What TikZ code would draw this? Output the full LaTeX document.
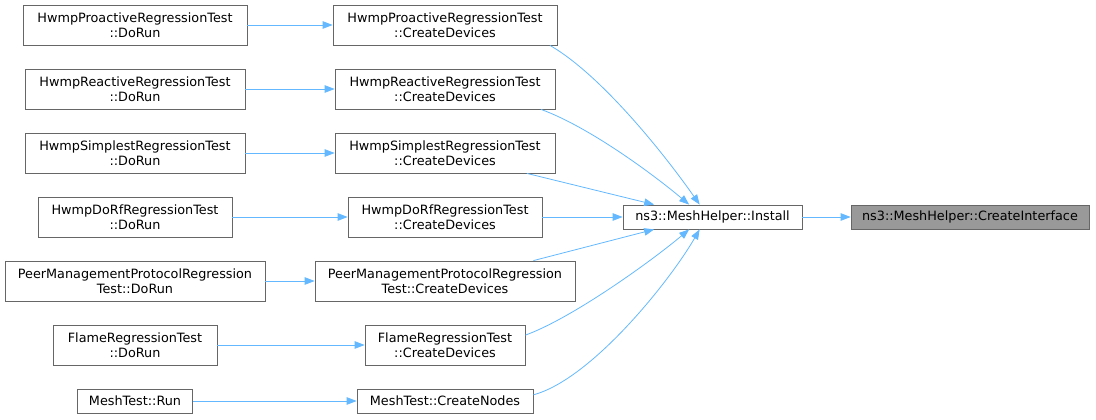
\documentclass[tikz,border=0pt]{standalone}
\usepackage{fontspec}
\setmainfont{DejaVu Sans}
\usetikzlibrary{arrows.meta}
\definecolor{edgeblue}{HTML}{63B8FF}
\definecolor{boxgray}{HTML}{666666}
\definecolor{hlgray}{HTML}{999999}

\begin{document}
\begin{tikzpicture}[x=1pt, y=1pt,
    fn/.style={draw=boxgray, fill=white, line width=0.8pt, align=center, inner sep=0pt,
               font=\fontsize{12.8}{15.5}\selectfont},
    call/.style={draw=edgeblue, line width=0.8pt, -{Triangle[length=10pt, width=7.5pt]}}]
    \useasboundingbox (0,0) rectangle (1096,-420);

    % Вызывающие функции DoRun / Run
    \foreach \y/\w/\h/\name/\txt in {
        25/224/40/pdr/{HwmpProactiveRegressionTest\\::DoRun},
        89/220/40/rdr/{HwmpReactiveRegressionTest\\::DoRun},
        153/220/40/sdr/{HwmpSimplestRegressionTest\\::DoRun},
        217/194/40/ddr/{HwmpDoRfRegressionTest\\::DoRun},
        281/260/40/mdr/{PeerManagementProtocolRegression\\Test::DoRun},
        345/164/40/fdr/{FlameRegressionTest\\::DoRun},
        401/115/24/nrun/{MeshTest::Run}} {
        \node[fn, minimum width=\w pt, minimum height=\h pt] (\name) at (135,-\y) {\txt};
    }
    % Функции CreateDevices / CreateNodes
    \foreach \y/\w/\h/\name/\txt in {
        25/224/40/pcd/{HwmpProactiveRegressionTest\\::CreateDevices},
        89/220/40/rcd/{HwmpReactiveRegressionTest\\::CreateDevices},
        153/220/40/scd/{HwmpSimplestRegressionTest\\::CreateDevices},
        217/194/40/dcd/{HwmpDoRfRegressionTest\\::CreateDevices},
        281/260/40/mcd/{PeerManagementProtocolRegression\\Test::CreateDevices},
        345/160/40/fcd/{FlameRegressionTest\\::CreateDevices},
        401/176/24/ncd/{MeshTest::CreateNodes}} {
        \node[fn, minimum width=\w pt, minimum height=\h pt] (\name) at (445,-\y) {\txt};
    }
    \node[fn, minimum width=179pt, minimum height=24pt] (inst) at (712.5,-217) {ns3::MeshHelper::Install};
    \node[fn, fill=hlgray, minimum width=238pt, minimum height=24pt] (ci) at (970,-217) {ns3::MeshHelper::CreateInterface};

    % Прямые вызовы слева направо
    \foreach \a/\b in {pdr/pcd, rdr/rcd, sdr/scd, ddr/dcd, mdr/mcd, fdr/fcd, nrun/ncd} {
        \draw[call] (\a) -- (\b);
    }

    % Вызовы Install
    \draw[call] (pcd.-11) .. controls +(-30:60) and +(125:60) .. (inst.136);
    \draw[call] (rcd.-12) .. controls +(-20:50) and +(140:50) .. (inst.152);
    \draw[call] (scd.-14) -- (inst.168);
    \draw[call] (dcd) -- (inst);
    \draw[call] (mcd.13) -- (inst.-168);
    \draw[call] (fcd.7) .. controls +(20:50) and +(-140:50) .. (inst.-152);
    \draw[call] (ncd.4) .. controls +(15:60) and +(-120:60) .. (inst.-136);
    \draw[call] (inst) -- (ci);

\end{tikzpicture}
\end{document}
-----
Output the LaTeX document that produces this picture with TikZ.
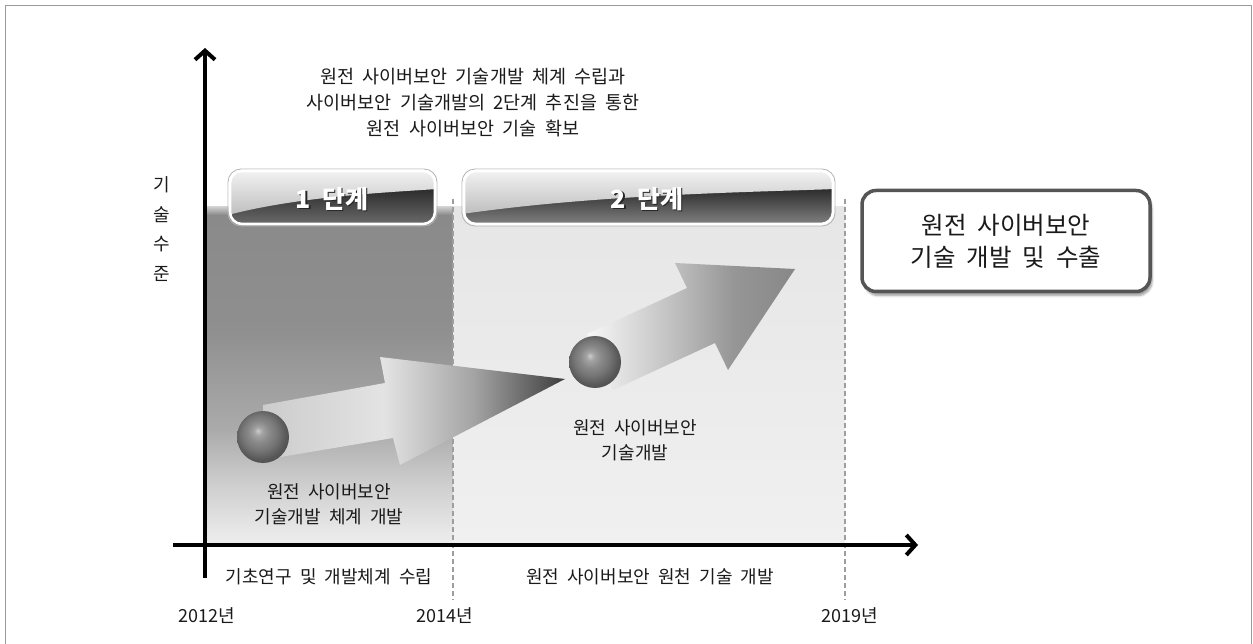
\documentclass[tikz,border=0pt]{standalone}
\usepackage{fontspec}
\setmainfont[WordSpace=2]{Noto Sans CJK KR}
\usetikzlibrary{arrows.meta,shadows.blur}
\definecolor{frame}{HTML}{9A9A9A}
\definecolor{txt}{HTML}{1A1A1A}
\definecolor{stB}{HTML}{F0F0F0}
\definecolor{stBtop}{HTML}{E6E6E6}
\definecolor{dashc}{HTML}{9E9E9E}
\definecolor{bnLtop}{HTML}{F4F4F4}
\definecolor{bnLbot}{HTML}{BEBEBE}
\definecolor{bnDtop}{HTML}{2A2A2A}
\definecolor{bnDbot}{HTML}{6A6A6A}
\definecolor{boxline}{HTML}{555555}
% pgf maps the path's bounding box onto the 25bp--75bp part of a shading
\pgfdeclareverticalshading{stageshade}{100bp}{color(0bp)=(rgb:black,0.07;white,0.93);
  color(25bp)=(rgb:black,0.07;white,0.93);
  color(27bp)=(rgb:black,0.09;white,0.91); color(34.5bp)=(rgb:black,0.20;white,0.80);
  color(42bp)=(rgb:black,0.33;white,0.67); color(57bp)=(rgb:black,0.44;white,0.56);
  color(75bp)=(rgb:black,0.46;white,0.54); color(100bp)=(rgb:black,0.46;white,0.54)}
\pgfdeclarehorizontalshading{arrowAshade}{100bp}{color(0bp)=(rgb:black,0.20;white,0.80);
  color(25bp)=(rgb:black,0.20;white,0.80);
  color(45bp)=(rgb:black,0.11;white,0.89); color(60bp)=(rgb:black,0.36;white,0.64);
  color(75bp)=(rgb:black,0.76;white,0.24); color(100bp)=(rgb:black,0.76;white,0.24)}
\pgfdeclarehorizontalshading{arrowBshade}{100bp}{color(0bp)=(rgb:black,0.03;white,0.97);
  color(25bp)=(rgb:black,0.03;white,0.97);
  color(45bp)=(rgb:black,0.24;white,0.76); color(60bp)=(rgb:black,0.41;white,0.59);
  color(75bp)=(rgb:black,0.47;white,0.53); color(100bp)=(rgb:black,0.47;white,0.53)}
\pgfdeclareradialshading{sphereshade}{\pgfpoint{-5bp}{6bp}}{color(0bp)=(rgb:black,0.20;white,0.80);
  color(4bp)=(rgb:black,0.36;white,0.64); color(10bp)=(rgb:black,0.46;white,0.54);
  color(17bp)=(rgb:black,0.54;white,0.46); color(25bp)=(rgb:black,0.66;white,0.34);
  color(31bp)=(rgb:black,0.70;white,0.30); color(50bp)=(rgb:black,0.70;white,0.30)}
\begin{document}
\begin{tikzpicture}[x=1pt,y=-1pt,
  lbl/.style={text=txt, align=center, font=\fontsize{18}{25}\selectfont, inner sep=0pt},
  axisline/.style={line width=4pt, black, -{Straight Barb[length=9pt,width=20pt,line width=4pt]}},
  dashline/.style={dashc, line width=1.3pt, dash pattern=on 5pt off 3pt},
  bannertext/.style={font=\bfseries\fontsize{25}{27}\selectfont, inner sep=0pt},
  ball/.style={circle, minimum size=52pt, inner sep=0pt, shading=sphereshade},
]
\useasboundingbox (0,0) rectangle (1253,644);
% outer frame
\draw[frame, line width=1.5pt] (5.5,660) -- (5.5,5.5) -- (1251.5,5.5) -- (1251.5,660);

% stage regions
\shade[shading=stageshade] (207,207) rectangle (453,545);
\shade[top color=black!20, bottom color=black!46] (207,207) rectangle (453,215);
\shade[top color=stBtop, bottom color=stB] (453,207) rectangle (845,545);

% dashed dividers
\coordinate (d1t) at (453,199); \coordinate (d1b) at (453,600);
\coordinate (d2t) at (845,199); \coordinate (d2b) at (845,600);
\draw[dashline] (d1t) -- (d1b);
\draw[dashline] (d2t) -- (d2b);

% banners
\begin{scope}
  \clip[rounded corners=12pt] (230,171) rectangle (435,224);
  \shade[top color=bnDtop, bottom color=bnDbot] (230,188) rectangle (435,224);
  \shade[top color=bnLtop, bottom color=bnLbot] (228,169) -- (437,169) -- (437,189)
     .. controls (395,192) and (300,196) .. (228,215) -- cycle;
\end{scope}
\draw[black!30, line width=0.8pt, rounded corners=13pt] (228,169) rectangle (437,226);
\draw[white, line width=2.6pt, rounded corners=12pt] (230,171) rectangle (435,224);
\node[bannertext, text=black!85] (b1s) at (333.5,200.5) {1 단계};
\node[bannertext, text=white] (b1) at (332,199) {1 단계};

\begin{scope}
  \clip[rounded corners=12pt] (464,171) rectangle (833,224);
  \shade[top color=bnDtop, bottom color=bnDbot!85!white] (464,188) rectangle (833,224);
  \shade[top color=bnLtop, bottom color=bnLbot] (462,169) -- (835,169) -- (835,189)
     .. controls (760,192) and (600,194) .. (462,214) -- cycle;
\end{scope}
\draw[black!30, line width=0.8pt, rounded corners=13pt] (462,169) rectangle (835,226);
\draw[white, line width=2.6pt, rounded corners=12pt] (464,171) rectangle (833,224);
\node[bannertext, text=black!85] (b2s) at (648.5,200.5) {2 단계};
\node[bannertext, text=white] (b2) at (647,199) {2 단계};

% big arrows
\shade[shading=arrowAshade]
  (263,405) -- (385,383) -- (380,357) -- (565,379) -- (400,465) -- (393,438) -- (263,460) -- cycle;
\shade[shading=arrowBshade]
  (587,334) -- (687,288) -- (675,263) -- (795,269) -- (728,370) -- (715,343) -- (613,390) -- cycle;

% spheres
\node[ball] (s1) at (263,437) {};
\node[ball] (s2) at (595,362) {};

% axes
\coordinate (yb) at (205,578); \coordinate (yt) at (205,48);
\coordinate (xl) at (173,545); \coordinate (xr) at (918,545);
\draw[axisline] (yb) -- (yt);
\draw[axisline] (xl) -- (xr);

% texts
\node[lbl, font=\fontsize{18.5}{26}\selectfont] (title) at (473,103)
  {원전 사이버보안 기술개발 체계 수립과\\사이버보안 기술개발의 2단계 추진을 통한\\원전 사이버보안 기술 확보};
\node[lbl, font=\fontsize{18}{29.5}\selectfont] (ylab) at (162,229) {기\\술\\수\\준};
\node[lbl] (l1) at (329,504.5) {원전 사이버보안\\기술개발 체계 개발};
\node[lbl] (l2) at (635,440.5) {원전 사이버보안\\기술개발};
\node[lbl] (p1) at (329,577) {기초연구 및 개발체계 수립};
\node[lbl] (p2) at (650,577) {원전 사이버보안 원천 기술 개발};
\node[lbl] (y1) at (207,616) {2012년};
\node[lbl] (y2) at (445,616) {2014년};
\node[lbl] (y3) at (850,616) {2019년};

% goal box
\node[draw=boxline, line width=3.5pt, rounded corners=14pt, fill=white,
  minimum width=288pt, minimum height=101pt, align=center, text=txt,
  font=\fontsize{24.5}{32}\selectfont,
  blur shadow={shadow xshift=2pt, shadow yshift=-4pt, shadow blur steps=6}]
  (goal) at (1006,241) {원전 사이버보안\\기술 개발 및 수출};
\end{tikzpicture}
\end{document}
-----
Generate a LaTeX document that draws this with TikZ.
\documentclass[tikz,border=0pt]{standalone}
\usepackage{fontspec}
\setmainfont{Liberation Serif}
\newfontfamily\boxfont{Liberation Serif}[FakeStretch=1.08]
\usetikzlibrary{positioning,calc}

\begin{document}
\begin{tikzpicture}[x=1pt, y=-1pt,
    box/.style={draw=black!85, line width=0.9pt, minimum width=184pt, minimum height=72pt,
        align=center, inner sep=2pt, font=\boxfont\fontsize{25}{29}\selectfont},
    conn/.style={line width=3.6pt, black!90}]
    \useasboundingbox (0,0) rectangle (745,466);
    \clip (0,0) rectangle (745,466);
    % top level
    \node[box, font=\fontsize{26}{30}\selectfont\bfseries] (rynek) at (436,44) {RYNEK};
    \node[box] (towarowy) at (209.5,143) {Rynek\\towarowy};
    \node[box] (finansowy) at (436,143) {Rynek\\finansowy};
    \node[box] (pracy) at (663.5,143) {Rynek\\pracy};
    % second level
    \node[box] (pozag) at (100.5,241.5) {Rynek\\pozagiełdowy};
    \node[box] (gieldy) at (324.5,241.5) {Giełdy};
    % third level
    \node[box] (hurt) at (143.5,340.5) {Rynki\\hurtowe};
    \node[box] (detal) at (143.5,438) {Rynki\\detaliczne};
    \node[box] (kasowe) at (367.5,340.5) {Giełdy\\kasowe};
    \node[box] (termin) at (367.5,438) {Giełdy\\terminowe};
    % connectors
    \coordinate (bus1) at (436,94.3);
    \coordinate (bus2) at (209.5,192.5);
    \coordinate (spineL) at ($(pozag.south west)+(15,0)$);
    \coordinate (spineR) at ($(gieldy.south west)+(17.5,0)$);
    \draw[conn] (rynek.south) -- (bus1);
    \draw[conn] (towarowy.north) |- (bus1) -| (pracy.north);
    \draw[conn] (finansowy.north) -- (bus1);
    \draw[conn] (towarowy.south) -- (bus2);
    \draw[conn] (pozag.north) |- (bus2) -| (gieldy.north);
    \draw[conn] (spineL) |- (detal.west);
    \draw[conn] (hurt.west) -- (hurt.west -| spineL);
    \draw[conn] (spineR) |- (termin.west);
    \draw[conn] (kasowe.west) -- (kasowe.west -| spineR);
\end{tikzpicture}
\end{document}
-----
Exercise requirements | Extract exactly the lines running from the line containing "What TikZ code" to the line containing "(0,0) rectangle (1096,-420);", with both end lines included and all pictures left out.

Output for this task |
What TikZ code would draw this? Output the full LaTeX document.
\documentclass[tikz,border=0pt]{standalone}
\usepackage{fontspec}
\setmainfont{DejaVu Sans}
\usetikzlibrary{arrows.meta}
\definecolor{edgeblue}{HTML}{63B8FF}
\definecolor{boxgray}{HTML}{666666}
\definecolor{hlgray}{HTML}{999999}

\begin{document}
\begin{tikzpicture}[x=1pt, y=1pt,
    fn/.style={draw=boxgray, fill=white, line width=0.8pt, align=center, inner sep=0pt,
               font=\fontsize{12.8}{15.5}\selectfont},
    call/.style={draw=edgeblue, line width=0.8pt, -{Triangle[length=10pt, width=7.5pt]}}]
    \useasboundingbox (0,0) rectangle (1096,-420);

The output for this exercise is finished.